Leave out the pictures and repeat everything else in the records exactly.

### INFORMATION GIVEN
__________
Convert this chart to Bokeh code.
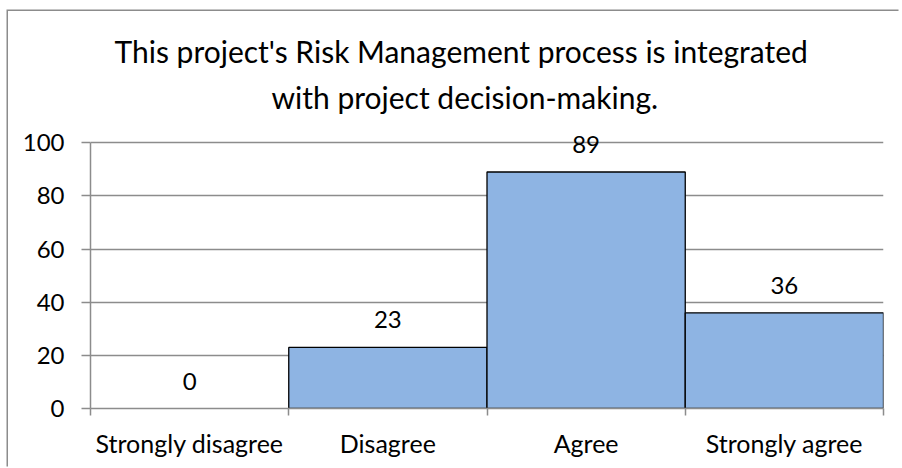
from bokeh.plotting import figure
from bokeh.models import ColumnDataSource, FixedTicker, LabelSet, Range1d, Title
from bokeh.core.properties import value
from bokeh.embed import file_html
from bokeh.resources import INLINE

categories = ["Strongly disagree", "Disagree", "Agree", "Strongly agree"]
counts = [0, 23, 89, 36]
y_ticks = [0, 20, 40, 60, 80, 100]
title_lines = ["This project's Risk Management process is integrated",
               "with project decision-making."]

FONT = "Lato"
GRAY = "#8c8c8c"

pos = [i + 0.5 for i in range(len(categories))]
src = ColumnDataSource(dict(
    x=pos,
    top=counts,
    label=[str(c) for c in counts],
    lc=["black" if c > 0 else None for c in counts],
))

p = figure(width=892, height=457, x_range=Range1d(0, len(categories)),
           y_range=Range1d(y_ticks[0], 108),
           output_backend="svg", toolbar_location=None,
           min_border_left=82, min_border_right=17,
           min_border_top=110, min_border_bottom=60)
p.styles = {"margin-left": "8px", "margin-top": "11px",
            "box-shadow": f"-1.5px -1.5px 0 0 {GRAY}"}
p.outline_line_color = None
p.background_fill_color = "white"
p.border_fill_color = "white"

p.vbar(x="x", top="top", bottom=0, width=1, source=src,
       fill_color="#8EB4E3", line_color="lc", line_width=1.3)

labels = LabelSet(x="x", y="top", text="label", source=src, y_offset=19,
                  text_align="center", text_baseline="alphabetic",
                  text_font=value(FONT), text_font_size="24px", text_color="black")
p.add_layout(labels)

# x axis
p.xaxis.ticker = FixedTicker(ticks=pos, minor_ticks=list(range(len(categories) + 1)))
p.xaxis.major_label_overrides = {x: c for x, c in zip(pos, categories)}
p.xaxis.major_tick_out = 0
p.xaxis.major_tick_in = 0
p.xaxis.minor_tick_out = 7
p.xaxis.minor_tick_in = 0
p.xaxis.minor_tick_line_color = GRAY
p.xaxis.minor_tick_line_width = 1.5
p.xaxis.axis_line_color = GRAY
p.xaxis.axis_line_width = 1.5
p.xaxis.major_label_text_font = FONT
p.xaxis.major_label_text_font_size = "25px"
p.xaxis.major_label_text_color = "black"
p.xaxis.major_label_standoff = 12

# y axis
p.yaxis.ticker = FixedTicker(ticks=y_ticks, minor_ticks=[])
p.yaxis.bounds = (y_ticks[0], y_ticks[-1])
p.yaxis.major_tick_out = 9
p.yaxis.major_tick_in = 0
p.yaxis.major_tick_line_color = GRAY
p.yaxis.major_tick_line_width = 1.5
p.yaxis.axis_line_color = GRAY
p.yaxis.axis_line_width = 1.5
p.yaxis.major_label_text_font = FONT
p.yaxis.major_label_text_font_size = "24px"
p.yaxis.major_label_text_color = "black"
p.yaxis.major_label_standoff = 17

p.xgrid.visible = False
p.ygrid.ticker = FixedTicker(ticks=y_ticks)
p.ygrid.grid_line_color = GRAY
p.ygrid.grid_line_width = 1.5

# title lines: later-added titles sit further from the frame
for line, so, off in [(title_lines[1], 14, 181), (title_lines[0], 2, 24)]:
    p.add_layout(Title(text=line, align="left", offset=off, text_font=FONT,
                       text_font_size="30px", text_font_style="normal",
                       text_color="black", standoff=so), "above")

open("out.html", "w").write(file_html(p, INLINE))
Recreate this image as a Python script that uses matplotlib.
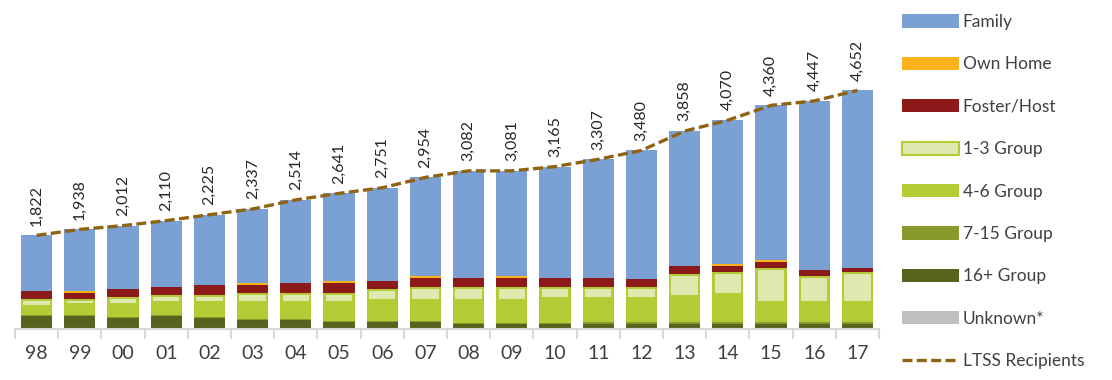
__________
### RESULT FOR THIS TASK
Convert this chart to Bokeh code.
from bokeh.plotting import figure
from bokeh.models import ColumnDataSource, FixedTicker, LabelSet, Range1d, Title
from bokeh.core.properties import value
from bokeh.embed import file_html
from bokeh.resources import INLINE

categories = ["Strongly disagree", "Disagree", "Agree", "Strongly agree"]
counts = [0, 23, 89, 36]
y_ticks = [0, 20, 40, 60, 80, 100]
title_lines = ["This project's Risk Management process is integrated",
               "with project decision-making."]

FONT = "Lato"
GRAY = "#8c8c8c"

pos = [i + 0.5 for i in range(len(categories))]
src = ColumnDataSource(dict(
    x=pos,
    top=counts,
    label=[str(c) for c in counts],
    lc=["black" if c > 0 else None for c in counts],
))

p = figure(width=892, height=457, x_range=Range1d(0, len(categories)),
           y_range=Range1d(y_ticks[0], 108),
           output_backend="svg", toolbar_location=None,
           min_border_left=82, min_border_right=17,
           min_border_top=110, min_border_bottom=60)
p.styles = {"margin-left": "8px", "margin-top": "11px",
            "box-shadow": f"-1.5px -1.5px 0 0 {GRAY}"}
p.outline_line_color = None
p.background_fill_color = "white"
p.border_fill_color = "white"

p.vbar(x="x", top="top", bottom=0, width=1, source=src,
       fill_color="#8EB4E3", line_color="lc", line_width=1.3)

labels = LabelSet(x="x", y="top", text="label", source=src, y_offset=19,
                  text_align="center", text_baseline="alphabetic",
                  text_font=value(FONT), text_font_size="24px", text_color="black")
p.add_layout(labels)

# x axis
p.xaxis.ticker = FixedTicker(ticks=pos, minor_ticks=list(range(len(categories) + 1)))
p.xaxis.major_label_overrides = {x: c for x, c in zip(pos, categories)}
p.xaxis.major_tick_out = 0
p.xaxis.major_tick_in = 0
p.xaxis.minor_tick_out = 7
p.xaxis.minor_tick_in = 0
p.xaxis.minor_tick_line_color = GRAY
p.xaxis.minor_tick_line_width = 1.5
p.xaxis.axis_line_color = GRAY
p.xaxis.axis_line_width = 1.5
p.xaxis.major_label_text_font = FONT
p.xaxis.major_label_text_font_size = "25px"
p.xaxis.major_label_text_color = "black"
p.xaxis.major_label_standoff = 12

# y axis
p.yaxis.ticker = FixedTicker(ticks=y_ticks, minor_ticks=[])
p.yaxis.bounds = (y_ticks[0], y_ticks[-1])
p.yaxis.major_tick_out = 9
p.yaxis.major_tick_in = 0
p.yaxis.major_tick_line_color = GRAY
p.yaxis.major_tick_line_width = 1.5
p.yaxis.axis_line_color = GRAY
p.yaxis.axis_line_width = 1.5
p.yaxis.major_label_text_font = FONT
p.yaxis.major_label_text_font_size = "24px"
p.yaxis.major_label_text_color = "black"
p.yaxis.major_label_standoff = 17

p.xgrid.visible = False
p.ygrid.ticker = FixedTicker(ticks=y_ticks)
p.ygrid.grid_line_color = GRAY
p.ygrid.grid_line_width = 1.5

# title lines: later-added titles sit further from the frame
for line, so, off in [(title_lines[1], 14, 181), (title_lines[0], 2, 24)]:
    p.add_layout(Title(text=line, align="left", offset=off, text_font=FONT,
                       text_font_size="30px", text_font_style="normal",
                       text_color="black", standoff=so), "above")

open("out.html", "w").write(file_html(p, INLINE))
Recreate this image as a Python script that uses matplotlib.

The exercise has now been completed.